However, creating an image of your current instance requires you to store a snapshot of your volume in your elastic block store, which might cause additional costs depending on your AWS profile. Using Amazon’s free usage tier, you have 1GB free snapshot storage at your disposal. Due to compression, your snapshot should be smaller in storage size than the original 8GB of your volume. Nevertheless, I do not yet know where to look up the overall storage size of my snapshots (determining the size of individual snapshots if you have multiple snapshots is even impossible). I only can say that Amazon did not bill me for anything yet, so I assume that the snapshot’s size should be smaller than 1GB.
7 Add volume
In order to have your data available for multiple instances, you should store it on a separate volume, which then can be attached to any instance you like. This also allows easy duplication of your data, so that you can attach one copy of it to your steadily running t2.micro instance, while the other one gets attached to some temporary instance with greater computational power in order to perform some computationally demanding task.
For creation and mounting of a data volume we largely follow the steps shown in the documentation.
On the left side panel, click on
Volumes, then select
Create Volume. As size we choose 5 GB, as this should leave us with enough free storage size in order to simultaneously run two instances, each with its own copy of personal data mounted. Also, we choose to not encrypt our volume, as t2.micro instances do not support encrypted volumes.
Now that the volume is created, we need to attach it to our running instance. Right-click on the volume and select
Attach Volume. Type in the ID of your running instance, and as your device name choose
/dev/sdf as proposed for linux operating systems.
Connect to your running instance with ssh, and display all volumes with the
lsblk command in order to find the volume name. In my case, the new attached volume displays as
xvdf. Now, since we created a new volume from scratch, we additionally need to format it. Be careful to not conduct this step if you attach an already existing volume with data, as it would delete all of your data! For my volume name, the command is
sudo mkfs -t ext4 /dev/xvdf
The device can now be mounted anywhere in your file system. Here we will mount it as folder
research in the home directory.
sudo mkdir ~/research sudo mount /dev/xvdf /home/ubuntu/research
And, in case you need it at some point, you can unmount it again with
umount -d /dev/xvdf
Well, now we know how to get an IJulia server running. To be honest, however, this really is only half of the deal if you want to use it for more than just some on-the-fly experimenting. For more elaborate work, you need to be able to also conveniently perform the following operations at your Amazon remote instance:
- editing files on the remote
- copying files to and from the remote
There are basically two ways that allow you to edit files on the remote. First, you use some way of editing files directly through the terminal. For example, you could open a vim session in your terminal on the remote itself. Second, you work with a local editor that allows to access files on a remote computer via ssh. As emacs user, I stick with this approach, as emacs tramp allows working with remote files as if they were local.

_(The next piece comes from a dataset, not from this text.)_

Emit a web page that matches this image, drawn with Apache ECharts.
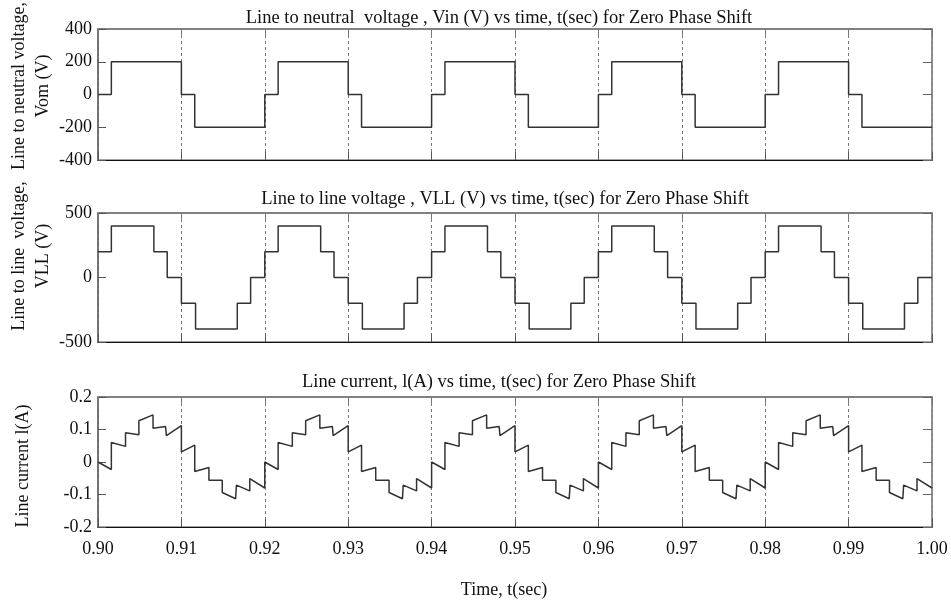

For synchronization of files to the remote I use git, as I host all of my code on github and bitbucket. However, I also want my remote to communicate with my code hosting platforms through ssh without any additional password query. In principle, one could achieve this through the standard procedure: creating a key pair on the remote, and copying the public key to the respective file hosting platform. However, this could become annoying, given that we have to perform it whenever we launch a new instance in the future. There is a much easier way to enable communication between remote server and github / bitbucket: using SSH agent forwarding. What this does, in simple terms, is passing your local ssh keys on to your remote computer, which is then allowed to use them for authentication itself. To set this up, we have to add some lines to
./ssh/config (take a look at this post for some additional things that you could achieve with your
config file). And since we are already editing the file, we also take the chance to set an alias aws_julia_instance for our server and automatically link to the required login ssh key file. Our
config file now is
Host aws_julia_instance HostName ec2-54-76-169-215.eu-west-1.compute.amazonaws.com User ubuntu IdentityFile ~/Downloads/aws_ijulia_key.pem ForwardAgent yes
Remember: you have to change the HostName in your
config file whenever you stop your instance, since the Public DNS changes.
Given the settings in our
config file, we now can access our remote through ssh with the following simple command:
And, given that we have set up ssh access to github and bitbucket on our local machine, we can use these keys on the remote as well.
As a last convenience for the synchronization of files on your remote I recommend the use of myrepos, which allows you to easily keep track of all modifications in a whole bunch of repositories. You can install it with
mkdir ~/programs cd ~/programs git clone https://github.com/joeyh/myrepos.git cd /usr/bin/ sudo ln -s ~/programs/myrepos/mr
1 Missing stock price data
When downloading historic stock price data it happens quite frequently that some observations in the middle of the sample are missing. Hence the question: how should we cope with this? There are several ways how we could process the data, each approach coming with its own advantages and disadvantages, and we want to compare some of the most common approaches in this post.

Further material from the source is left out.